目录
一、MapReduce案例准备
在Idea中创建一个MapReduce工程,对指定目录下文件的单词个数进行统计。MapReduce框架在使用时,需要编写三个类:CountDriver,CountMapper,CountReducer。其中CountDriver为最终的执行类;CountMapper继承Mapper类,重写map方法,实现Map阶段的计算逻辑;CountReducer类继承Reducer类,重写reduce方法,实现reduce阶段的计算逻辑。

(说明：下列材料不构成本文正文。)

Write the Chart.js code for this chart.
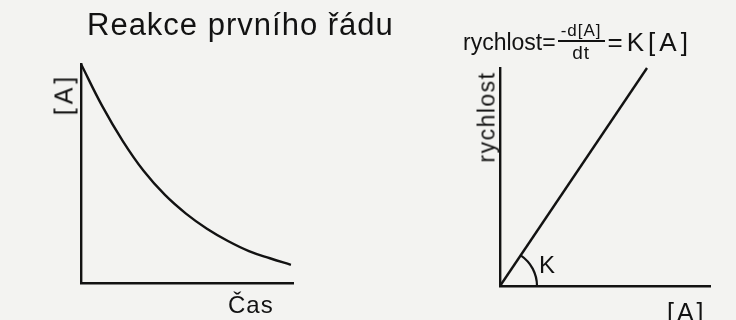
<!DOCTYPE html>
<html>
<head>
<meta charset="utf-8">
<script src="https://cdn.jsdelivr.net/npm/chart.js@4/dist/chart.umd.min.js"></script>
<style>
  html, body { margin: 0; padding: 0; }
  body { width: 736px; height: 320px; background: #f3f3f1; position: relative; overflow: hidden;
         font-family: "Liberation Sans", Arial, sans-serif; color: #121212; }
  .layer { position: absolute; left: 0; top: 0; width: 736px; height: 320px; }
  .txt { position: absolute; line-height: 1; white-space: nowrap; }
  .rot { transform: translate(-50%, -50%) rotate(-90deg); }
  .frac { display: inline-flex; flex-direction: column; align-items: center; vertical-align: middle; margin: 0 3px 0 2px; }
  .frac .num { font-size: 17px; border-bottom: 2px solid #121212; padding: 0 3px 1px 3px; letter-spacing: 1px; }
  .frac .den { font-size: 19px; padding-top: 1px; letter-spacing: 1px; }
</style>
</head>
<body>
<div class="layer"><canvas id="c1" width="736" height="320"></canvas></div>
<div class="layer"><canvas id="c2" width="736" height="320"></canvas></div>

<div class="txt" style="left:87px; top:9px; font-size:31px; letter-spacing:1px;">Reakce prvního řádu</div>
<div class="txt rot" style="left:64px; top:94px; font-size:25px; letter-spacing:4px;">[A]</div>
<div class="txt" style="left:228px; top:293px; font-size:24px; letter-spacing:1px;">Čas</div>

<div class="txt" style="left:463px; top:22px; font-size:23px; display:flex; align-items:center;">
  <span>rychlost=</span><span class="frac"><span class="num">-d[A]</span><span class="den">dt</span></span><span style="font-size:26px; letter-spacing:4px;">=K[A]</span>
</div>
<div class="txt rot" style="left:487px; top:117px; font-size:23px; letter-spacing:1.5px;">rychlost</div>
<div class="txt" style="left:539px; top:253px; font-size:24px;">K</div>
<div class="txt" style="left:667px; top:300px; font-size:25px; letter-spacing:3px;">[A]</div>

<script>
// ---- Data: left panel (first-order decay of [A] over time) ----
const timeValues = [0, 1, 2, 3, 4, 5, 6, 7, 8, 9, 10];
const concValues = [100, 81, 64.7, 51, 40.2, 31.7, 24.8, 19.2, 14.6, 11.3, 8.3];

// ---- Data: right panel (rate vs [A], straight line through origin) ----
const concA = [0, 7];
const rateValues = [0, 10];

const INK = '#121212';

function axisOpts(min, max) {
  return {
    type: 'linear', min: min, max: max, display: true,
    ticks: { display: false },
    grid: { display: false, drawTicks: false },
    border: { display: true, color: INK, width: 2.4 }
  };
}

const commonPlugins = { legend: { display: false }, tooltip: { enabled: false }, title: { display: false } };

new Chart(document.getElementById('c1'), {
  type: 'line',
  data: {
    datasets: [{
      data: timeValues.map((t, i) => ({ x: t, y: concValues[i] })),
      borderColor: INK, borderWidth: 2.4, pointRadius: 0,
      tension: 0.4, fill: false, clip: false
    }]
  },
  options: {
    responsive: false, animation: false, devicePixelRatio: 1,
    layout: { padding: { left: 81, top: 64, right: 443, bottom: 37 } },
    scales: { x: axisOpts(0, 10.1), y: axisOpts(0, 100) },
    plugins: commonPlugins
  }
});

const anglePlugin = {
  id: 'angleArc',
  afterDatasetsDraw(chart) {
    const xs = chart.scales.x, ys = chart.scales.y;
    const ox = xs.getPixelForValue(concA[0]), oy = ys.getPixelForValue(rateValues[0]);
    const px = xs.getPixelForValue(concA[1]), py = ys.getPixelForValue(rateValues[1]);
    const ang = Math.atan2(py - oy, px - ox);
    const ctx = chart.ctx;
    ctx.save();
    ctx.strokeStyle = INK; ctx.lineWidth = 2.2;
    ctx.beginPath();
    ctx.arc(ox, oy, 37, ang, 0);
    ctx.stroke();
    ctx.restore();
  }
};

new Chart(document.getElementById('c2'), {
  type: 'line',
  data: {
    datasets: [{
      data: concA.map((a, i) => ({ x: a, y: rateValues[i] })),
      borderColor: INK, borderWidth: 2.4, pointRadius: 0, fill: false, clip: false
    }]
  },
  options: {
    responsive: false, animation: false, devicePixelRatio: 1,
    layout: { padding: { left: 500, top: 68, right: 26, bottom: 34 } },
    scales: { x: axisOpts(0, 10), y: axisOpts(0, 10) },
    plugins: commonPlugins
  },
  plugins: [anglePlugin]
});
</script>
</body>
</html>
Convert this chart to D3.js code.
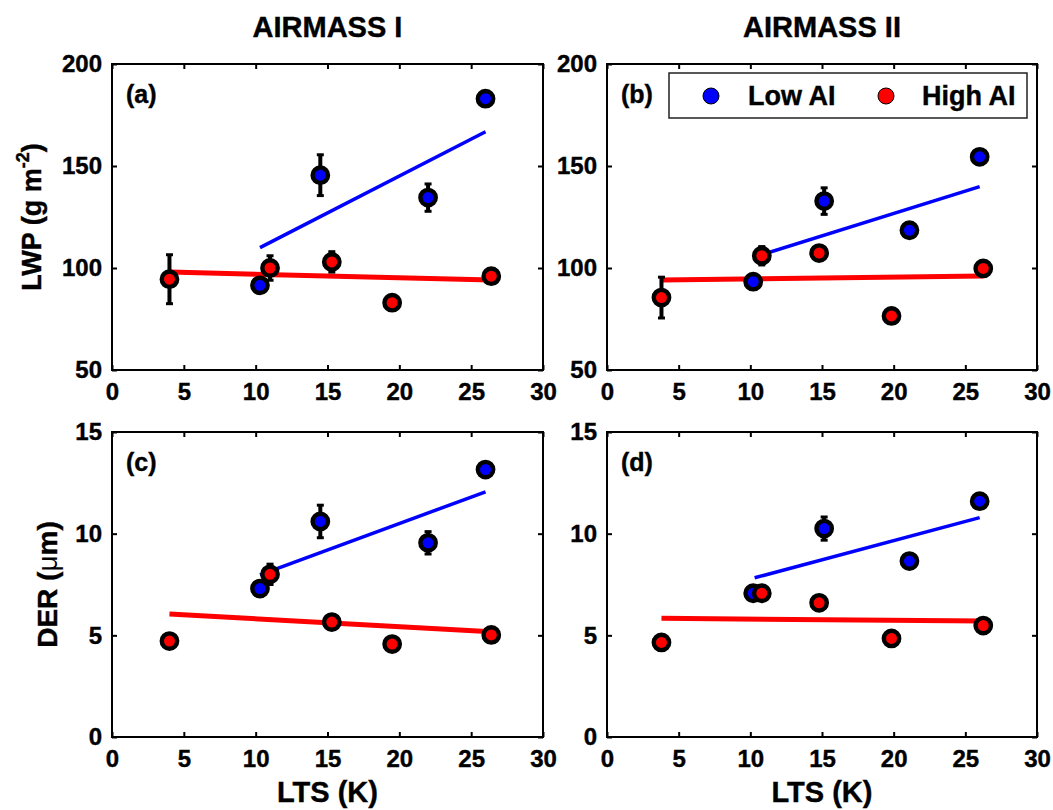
<!DOCTYPE html>
<html>
<head>
<meta charset="utf-8">
<script src="https://cdn.jsdelivr.net/npm/d3@7"></script>
<style>
  html, body { margin: 0; padding: 0; background: #fff; }
  svg { display: block; font-family: "Liberation Sans", Arial, Helvetica, sans-serif; font-weight: bold; }
</style>
</head>
<body>
<svg id="chart" width="1053" height="810"></svg>
<script>
// ---- data ----
const airmassTitles = ["AIRMASS I", "AIRMASS II"];
const panelLetters = ["(a)", "(b)", "(c)", "(d)"];
const seriesNames = ["Low AI", "High AI"];

const ltsTicks = [0, 5, 10, 15, 20, 25, 30];
const lwpTicks = [50, 100, 150, 200];
const derTicks = [0, 5, 10, 15];

// LTS (K) of each bin
const ltsLow_I = [10.3, 14.5, 22.0, 26.0];
const ltsHigh_I = [4.0, 11.0, 15.3, 19.5, 26.4];
const ltsLow_II = [10.2, 15.15, 21.1, 26.0];
const ltsHigh_II = [3.8, 10.8, 14.8, 19.85, 26.25];

// LWP (g m-2) and error
const lwpLow_I = [91.5, 145.5, 134.5, 183.0];
const lwpLowErr_I = [2, 10, 6.7, 3.5];
const lwpHigh_I = [94.5, 100.0, 103.0, 83.0, 96.0];
const lwpHighErr_I = [12, 6, 5, 2, 2.5];
const lwpLow_II = [93.3, 132.8, 118.5, 154.5];
const lwpLowErr_II = [2.5, 6.5, 3, 3.5];
const lwpHigh_II = [85.5, 106.0, 107.3, 76.5, 99.8];
const lwpHighErr_II = [10, 4.5, 3, 2.5, 2.5];

// DER (um) and error
const derLow_I = [7.3, 10.6, 9.55, 13.15];
const derLowErr_I = [0.25, 0.8, 0.55, 0.25];
const derHigh_I = [4.72, 8.0, 5.65, 4.57, 5.02];
const derHighErr_I = [0.3, 0.5, 0.25, 0.2, 0.25];
const derLow_II = [7.07, 10.25, 8.65, 11.6];
const derLowErr_II = [0.2, 0.57, 0.25, 0.25];
const derHigh_II = [4.65, 7.07, 6.6, 4.85, 5.48];
const derHighErr_II = [0.25, 0.2, 0.25, 0.25, 0.3];

// linear fit end points [[lts0, v0], [lts1, v1]]
const lwpFitLow_I = [[10.3, 110.0], [26.0, 166.8]];
const lwpFitHigh_I = [[4.0, 98.0], [26.4, 94.1]];
const lwpFitLow_II = [[10.2, 105.2], [26.0, 139.9]];
const lwpFitHigh_II = [[3.8, 94.1], [26.25, 96.1]];
const derFitLow_I = [[10.3, 7.97], [26.0, 12.06]];
const derFitHigh_I = [[4.0, 6.05], [26.4, 5.18]];
const derFitLow_II = [[10.3, 7.83], [26.0, 10.79]];
const derFitHigh_II = [[3.8, 5.84], [26.25, 5.7]];

// ---- layout ----
const colX = [[112, 543], [607, 1037]];
const rowY = [[64, 370], [432, 737]];
const colors = ["#0000ff", "#ff0000"];

const svg = d3.select("#chart");

const panels = [
  { col: 0, row: 0, domain: [50, 200], ticks: lwpTicks,
    low: [ltsLow_I, lwpLow_I, lwpLowErr_I, lwpFitLow_I],
    high: [ltsHigh_I, lwpHigh_I, lwpHighErr_I, lwpFitHigh_I] },
  { col: 1, row: 0, domain: [50, 200], ticks: lwpTicks,
    low: [ltsLow_II, lwpLow_II, lwpLowErr_II, lwpFitLow_II],
    high: [ltsHigh_II, lwpHigh_II, lwpHighErr_II, lwpFitHigh_II] },
  { col: 0, row: 1, domain: [0, 15], ticks: derTicks,
    low: [ltsLow_I, derLow_I, derLowErr_I, derFitLow_I],
    high: [ltsHigh_I, derHigh_I, derHighErr_I, derFitHigh_I] },
  { col: 1, row: 1, domain: [0, 15], ticks: derTicks,
    low: [ltsLow_II, derLow_II, derLowErr_II, derFitLow_II],
    high: [ltsHigh_II, derHigh_II, derHighErr_II, derFitHigh_II] }
];

panels.forEach((p, i) => {
  const [x0, x1] = colX[p.col];
  const [y0, y1] = rowY[p.row];
  const x = d3.scaleLinear().domain([0, 30]).range([x0, x1]);
  const y = d3.scaleLinear().domain(p.domain).range([y1, y0]);
  const g = svg.append("g");

  // axes with inward ticks on all four sides
  const styleAxis = sel => {
    sel.select(".domain").remove();
    sel.selectAll(".tick line").attr("stroke", "#000").attr("stroke-width", 2);
    sel.selectAll("text").attr("fill", "#000").attr("font-size", 24).attr("font-weight", "bold")
      .attr("stroke", "#000").attr("stroke-width", 0.4)
      .attr("font-family", "'Liberation Sans', Arial, sans-serif");
  };
  g.append("g").attr("transform", `translate(0,${y1})`)
    .call(d3.axisBottom(x).tickValues(ltsTicks).tickFormat(d3.format("d"))
      .tickSizeInner(-5).tickSizeOuter(0).tickPadding(13))
    .call(styleAxis);
  g.append("g").attr("transform", `translate(0,${y0})`)
    .call(d3.axisTop(x).tickValues(ltsTicks).tickFormat("")
      .tickSizeInner(-5).tickSizeOuter(0))
    .call(styleAxis);
  g.append("g").attr("transform", `translate(${x0},0)`)
    .call(d3.axisLeft(y).tickValues(p.ticks).tickFormat(d3.format("d"))
      .tickSizeInner(-5).tickSizeOuter(0).tickPadding(10))
    .call(styleAxis);
  g.append("g").attr("transform", `translate(${x1},0)`)
    .call(d3.axisRight(y).tickValues(p.ticks).tickFormat("")
      .tickSizeInner(-5).tickSizeOuter(0))
    .call(styleAxis);
  g.append("rect")
    .attr("x", x0).attr("y", y0).attr("width", x1 - x0).attr("height", y1 - y0)
    .attr("fill", "none").attr("stroke", "#000").attr("stroke-width", 2);

  const series = [p.low, p.high];

  // fit lines
  series.forEach((s, k) => {
    g.append("path")
      .attr("d", d3.line().x(d => x(d[0])).y(d => y(d[1]))(s[3]))
      .attr("stroke", colors[k]).attr("stroke-width", k === 0 ? 3.5 : 5)
      .attr("fill", "none");
  });

  // error bars and markers
  series.forEach((s, k) => {
    const pts = s[0].map((lx, j) => ({ lx, v: s[1][j], e: s[2][j] }));
    const eb = g.append("g").attr("stroke", "#000").attr("stroke-width", 4);
    pts.forEach(d => {
      const cx = x(d.lx), yt = y(d.v + d.e), yb = y(d.v - d.e);
      eb.append("line").attr("x1", cx).attr("x2", cx).attr("y1", yt).attr("y2", yb);
      eb.append("line").attr("x1", cx - 3.5).attr("x2", cx + 3.5).attr("y1", yt).attr("y2", yt)
        .attr("stroke-width", 3);
      eb.append("line").attr("x1", cx - 3.5).attr("x2", cx + 3.5).attr("y1", yb).attr("y2", yb)
        .attr("stroke-width", 3);
    });
    g.append("g").selectAll("circle").data(pts).join("circle")
      .attr("cx", d => x(d.lx)).attr("cy", d => y(d.v)).attr("r", 7.7)
      .attr("fill", colors[k]).attr("stroke", "#000").attr("stroke-width", 4.4);
  });

  // panel letter
  g.append("text").attr("x", x0 + 14).attr("y", y0 + 39)
    .attr("font-size", 25).attr("stroke", "#000").attr("stroke-width", 0.4)
    .text(panelLetters[i]);
});

// column titles and x labels
airmassTitles.forEach((t, c) => {
  svg.append("text").attr("x", (colX[c][0] + colX[c][1]) / 2).attr("y", 37)
    .attr("text-anchor", "middle").attr("font-size", 29)
    .attr("stroke", "#000").attr("stroke-width", 0.4).text(t);
  svg.append("text").attr("x", (colX[c][0] + colX[c][1]) / 2).attr("y", 802)
    .attr("text-anchor", "middle").attr("font-size", 29)
    .attr("stroke", "#000").attr("stroke-width", 0.4).text("LTS (K)");
});

// y-axis labels
const lwpLabel = svg.append("text")
  .attr("transform", `translate(41,${(rowY[0][0] + rowY[0][1]) / 2}) rotate(-90)`)
  .attr("text-anchor", "middle").attr("font-size", 27)
  .attr("stroke", "#000").attr("stroke-width", 0.4);
lwpLabel.append("tspan").text("LWP (g m");
lwpLabel.append("tspan").attr("font-size", 18).attr("dy", -12).text("-2");
lwpLabel.append("tspan").attr("dy", 12).text(")");

const derLabel = svg.append("text")
  .attr("transform", `translate(57,${(rowY[1][0] + rowY[1][1]) / 2}) rotate(-90)`)
  .attr("text-anchor", "middle").attr("font-size", 28)
  .attr("stroke", "#000").attr("stroke-width", 0.4);
derLabel.append("tspan").text("DER (");
derLabel.append("tspan").attr("font-weight", "normal").attr("stroke-width", 0).text("\u03bc");
derLabel.append("tspan").text("m)");

// legend
const lg = svg.append("g");
lg.append("rect").attr("x", 669).attr("y", 73).attr("width", 358).attr("height", 45)
  .attr("fill", "#fff").attr("stroke", "#222").attr("stroke-width", 1.5);
const legendMarkX = [711, 886];
const legendTextX = [748, 922];
seriesNames.forEach((n, k) => {
  lg.append("circle").attr("cx", legendMarkX[k]).attr("cy", 96).attr("r", 8)
    .attr("fill", colors[k]).attr("stroke", "#000").attr("stroke-width", 1);
  lg.append("text").attr("x", legendTextX[k]).attr("y", 105).attr("font-size", 27)
    .attr("stroke", "#000").attr("stroke-width", 0.4).text(n);
});
</script>
</body>
</html>
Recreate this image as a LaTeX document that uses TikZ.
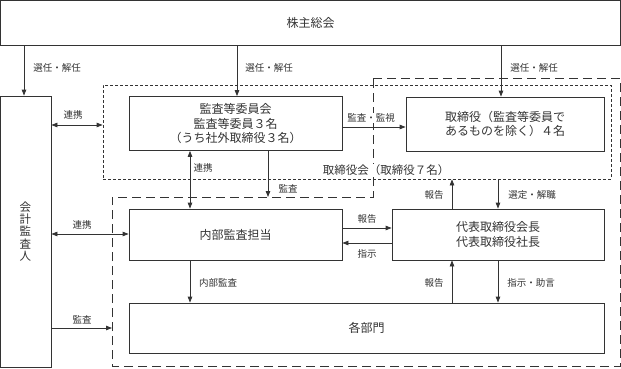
\documentclass[tikz,border=0pt]{standalone}
\usepackage{fontspec}
\setmainfont{Noto Sans CJK JP}
\usepackage{tikz}
\usetikzlibrary{arrows.meta}

\begin{document}
\begin{tikzpicture}[x=1pt, y=-1pt, line width=0.8pt, color=black!80,
    >={Triangle[length=6pt, width=4.5pt]},
    box/.style={draw, rectangle, align=center, inner sep=0pt, font=\fontsize{12}{14.5}\selectfont},
    lbl/.style={fill=white, inner sep=1pt, font=\fontsize{9.5}{11}\selectfont},
    finedash/.style={draw, dash pattern=on 3pt off 2pt},
    longdash/.style={draw, dash pattern=on 9pt off 5pt}]
    \useasboundingbox (0,0) rectangle (621,368);

    % dashed groups
    \node[finedash, minimum width=508pt, minimum height=94pt] at (357, 132) (board) {};
    \draw[longdash] (373,78) -- (620,78) -- (620,366) -- (112,366) -- (112,197) -- (373,197) -- cycle;
    \coordinate (execW) at (112, 328);
    \coordinate (execN) at (268, 197);

    \node[box, minimum width=620pt, minimum height=45pt] at (310.5, 22.5) (meeting) {株主総会};
    \node[box, minimum width=51pt, minimum height=271pt, font=\fontsize{11.5}{12.3}\selectfont] at (25.5, 231.5) (auditor) {会\\計\\監\\査\\人};
    \node[box, minimum width=213pt, minimum height=54pt] at (235.5, 123.5) (committee) {監査等委員会\\監査等委員３名\\（うち社外取締役３名）};
    \node[box, minimum width=198pt, minimum height=54pt] at (505, 124) (directors) {取締役（監査等委員で\\あるものを除く）４名};
    \node[box, minimum width=213pt, minimum height=51pt] at (235.5, 234.5) (internal) {内部監査担当};
    \node[box, minimum width=212pt, minimum height=51pt] at (498, 234.5) (president) {代表取締役会長\\代表取締役社長};
    \node[box, minimum width=475pt, minimum height=50pt] at (366.5, 328) (divisions) {各部門};

    \draw[->] (24,0 |- meeting.south) -- (24,0 |- auditor.north);
    \draw[->] (237,0 |- meeting.south) -- (237,0 |- committee.north);
    \draw[->] (501,0 |- meeting.south) -- (501,0 |- directors.north);

    \draw[<->] (auditor.east |- 0,125) -- (board.west |- 0,125);
    \draw[->] (committee.east |- 0,127) -- (directors.west |- 0,127);
    \draw[<->] (190,0 |- committee.south) -- (190,0 |- internal.north);
    \draw[->] (268,0 |- committee.south) -- (execN);

    \draw[<->] (auditor.east |- 0,234) -- (internal.west |- 0,234);
    \draw[->] (auditor.east |- execW) -- (execW);
    \draw[->] (190,0 |- internal.south) -- (190,0 |- divisions.north);

    \draw[->] (internal.east |- 0,228) -- (president.west |- 0,228);
    \draw[->] (president.west |- 0,243) -- (internal.east |- 0,243);
    \draw[->] (452,0 |- president.north) -- (452,0 |- board.south);
    \draw[->] (498,0 |- board.south) -- (498,0 |- president.north);
    \draw[->] (452,0 |- divisions.north) -- (452,0 |- president.south);
    \draw[->] (498,0 |- president.south) -- (498,0 |- divisions.north);

    \node[lbl] at (57, 68) (l1) {選任・解任};
    \node[lbl] at (269, 68) (l2) {選任・解任};
    \node[lbl] at (534, 68) (l3) {選任・解任};
    \node[lbl] at (73, 115) (l4) {連携};
    \node[lbl] at (371, 118) (l5) {監査・監視};
    \node[lbl] at (203, 168) (l6) {連携};
    \node[lbl] at (288, 189) (l7) {監査};
    \node[lbl, font=\fontsize{11.5}{13}\selectfont] at (386, 170) (boardname) {取締役会（取締役７名）};
    \node[lbl] at (82, 225) (l8) {連携};
    \node[lbl] at (82, 320) (l9) {監査};
    \node[lbl] at (218, 283) (l10) {内部監査};
    \node[lbl] at (367, 219) (l11) {報告};
    \node[lbl] at (367, 254) (l12) {指示};
    \node[lbl] at (434, 195) (l13) {報告};
    \node[lbl] at (532, 195) (l14) {選定・解職};
    \node[lbl] at (434, 283) (l15) {報告};
    \node[lbl] at (531, 283) (l16) {指示・助言};
\end{tikzpicture}
\end{document}
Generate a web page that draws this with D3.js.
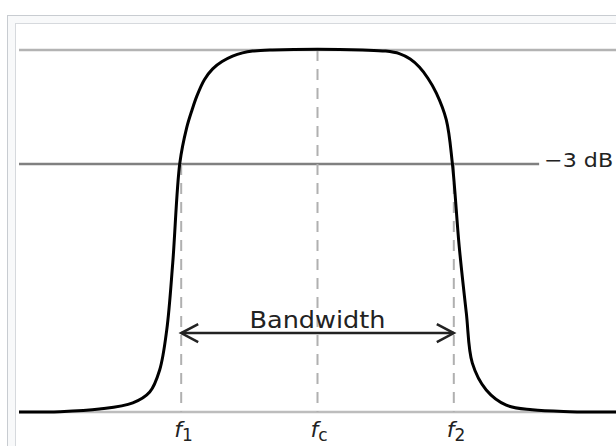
<!DOCTYPE html>
<html>
<head>
<meta charset="utf-8">
<script src="https://cdn.jsdelivr.net/npm/d3@7"></script>
<style>
  html, body { margin: 0; padding: 0; background: #fff; }
  svg { display: block; }
  text { font-family: "DejaVu Sans", sans-serif; fill: #222; }
</style>
</head>
<body>
<div id="chart"></div>
<script>
// normalised frequency: f1 = -1, fc = 0, f2 = +1
var responseFreq = [-2.19, -1.89, -1.6, -1.355, -1.231, -1.158, -1.106, -1.062, -1.01, -0.96, -0.92, -0.886, -0.83, -0.769, -0.7, -0.623, -0.55, -0.476, -0.33, 0,
                    0.33, 0.5, 0.6, 0.68, 0.747, 0.81, 0.872, 0.945, 0.989, 1.04, 1.092, 1.136, 1.238, 1.385, 1.575, 1.85, 2.19];
var responseGain = [0, 0.001, 0.008, 0.025, 0.055, 0.116, 0.227, 0.412, 0.688, 0.785, 0.835, 0.872, 0.918, 0.948, 0.968, 0.983, 0.992, 0.997, 1, 1.002,
                    1, 0.997, 0.99, 0.975, 0.953, 0.922, 0.881, 0.807, 0.688, 0.456, 0.273, 0.135, 0.061, 0.019, 0.006, 0.001, 0];

var markFreq = [-1, 0, 1];
var markNames = ['1', 'c', '2'];
var markTop = [0.685, 1, 0.685];   // where each dashed guide starts

var passLevel = 1;
var halfPowerLevel = 0.685;     // -3 dB
var halfPowerEnd = 1.626;
var halfPowerLabel = '\u22123 dB';
var bandLevel = 0.218;
var bandLabel = 'Bandwidth';

var W = 616, H = 446;
var svg = d3.select('#chart').append('svg').attr('width', W).attr('height', H);

// thumbnail frame
svg.append('rect').attr('x', 7.5).attr('y', 15.5).attr('width', W).attr('height', H)
  .attr('fill', '#f8f9fa').attr('stroke', '#c8ccd1');
svg.append('rect').attr('x', 15.5).attr('y', 23.5).attr('width', W).attr('height', H)
  .attr('fill', '#fff').attr('stroke', '#d6d9dd');

var x = d3.scaleLinear().domain([-2.19, 2.19]).range([19, 616]);
var y = d3.scaleLinear().domain([0, 1]).range([412, 50]);

var g = svg.append('g');

// horizontal reference levels
g.append('line').attr('x1', x(-2.19)).attr('x2', x(2.19))
  .attr('y1', y(passLevel)).attr('y2', y(passLevel))
  .attr('stroke', '#b3b3b3').attr('stroke-width', 2.5);
g.append('line').attr('x1', x(-2.19)).attr('x2', x(2.19))
  .attr('y1', y(0)).attr('y2', y(0))
  .attr('stroke', '#bdbdbd').attr('stroke-width', 2.5);
g.append('line').attr('x1', x(-2.19)).attr('x2', x(halfPowerEnd))
  .attr('y1', y(halfPowerLevel)).attr('y2', y(halfPowerLevel))
  .attr('stroke', '#808080').attr('stroke-width', 2.5);

// dashed guides
g.selectAll('line.guide').data(markFreq).enter().append('line')
  .attr('class', 'guide')
  .attr('x1', function(d){ return x(d); }).attr('x2', function(d){ return x(d); })
  .attr('y1', function(d, i){ return y(markTop[i]); }).attr('y2', y(0))
  .attr('stroke', '#b0b0b0').attr('stroke-width', 2)
  .attr('stroke-dasharray', '11,8');

// response curve
var pts = responseFreq.map(function(f, i){ return [f, responseGain[i]]; });
var line = d3.line()
  .x(function(d){ return x(d[0]); })
  .y(function(d){ return y(d[1]); })
  .curve(d3.curveCatmullRom.alpha(0.5));
g.append('path').datum(pts).attr('d', line)
  .attr('fill', 'none').attr('stroke', '#000').attr('stroke-width', 3)
  .attr('stroke-linejoin', 'round');

// bandwidth arrow
var ay = y(bandLevel), ax1 = x(markFreq[0]), ax2 = x(markFreq[2]);
g.append('line').attr('x1', ax1).attr('x2', ax2).attr('y1', ay).attr('y2', ay)
  .attr('stroke', '#222').attr('stroke-width', 2.5);
g.append('path')
  .attr('d', 'M' + (ax1 + 17) + ',' + (ay - 9) + 'L' + ax1 + ',' + ay + 'L' + (ax1 + 17) + ',' + (ay + 9))
  .attr('fill', 'none').attr('stroke', '#222').attr('stroke-width', 2.5);
g.append('path')
  .attr('d', 'M' + (ax2 - 17) + ',' + (ay - 9) + 'L' + ax2 + ',' + ay + 'L' + (ax2 - 17) + ',' + (ay + 9))
  .attr('fill', 'none').attr('stroke', '#222').attr('stroke-width', 2.5);

g.append('text').attr('x', x(0)).attr('y', ay - 5)
  .attr('text-anchor', 'middle').attr('font-size', 22.5)
  .attr('textLength', 136).attr('lengthAdjust', 'spacingAndGlyphs')
  .text(bandLabel);

g.append('text').attr('x', x(halfPowerEnd) + 5).attr('y', y(halfPowerLevel) + 3)
  .attr('font-size', 20).attr('fill', '#333')
  .attr('textLength', 69).attr('lengthAdjust', 'spacingAndGlyphs')
  .text(halfPowerLabel);

// frequency labels
var lab = g.selectAll('text.flab').data(markFreq).enter().append('text')
  .attr('class', 'flab')
  .attr('x', function(d){ return x(d) - 7; })
  .attr('y', 437)
  .attr('font-size', 22);
lab.append('tspan').attr('font-style', 'italic').text('f');
lab.append('tspan').attr('font-size', 17).attr('dy', 4)
  .text(function(d, i){ return markNames[i]; });
</script>
</body>
</html>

使用maven工具,创建新的maven工程,在其main目录下创建以上3个类。实现代码如下
1、CountMapper类
package com.blog.wordcount;
import org.apache.hadoop.io.IntWritable;
import org.apache.hadoop.io.LongWritable;
import org.apache.hadoop.io.Text;
import org.apache.hadoop.mapreduce.Mapper;
import java.io.IOException;
public class CountMapper extends Mapper<LongWritable, Text,Text, IntWritable> {
private Text outKey = new Text();
private IntWritable outValue = new IntWritable(1);
/**
* @param key
* @param value
* @param context
* @throws IOException
* @throws InterruptedException
*/
@Override
protected void map(LongWritable key, Text value, Context context)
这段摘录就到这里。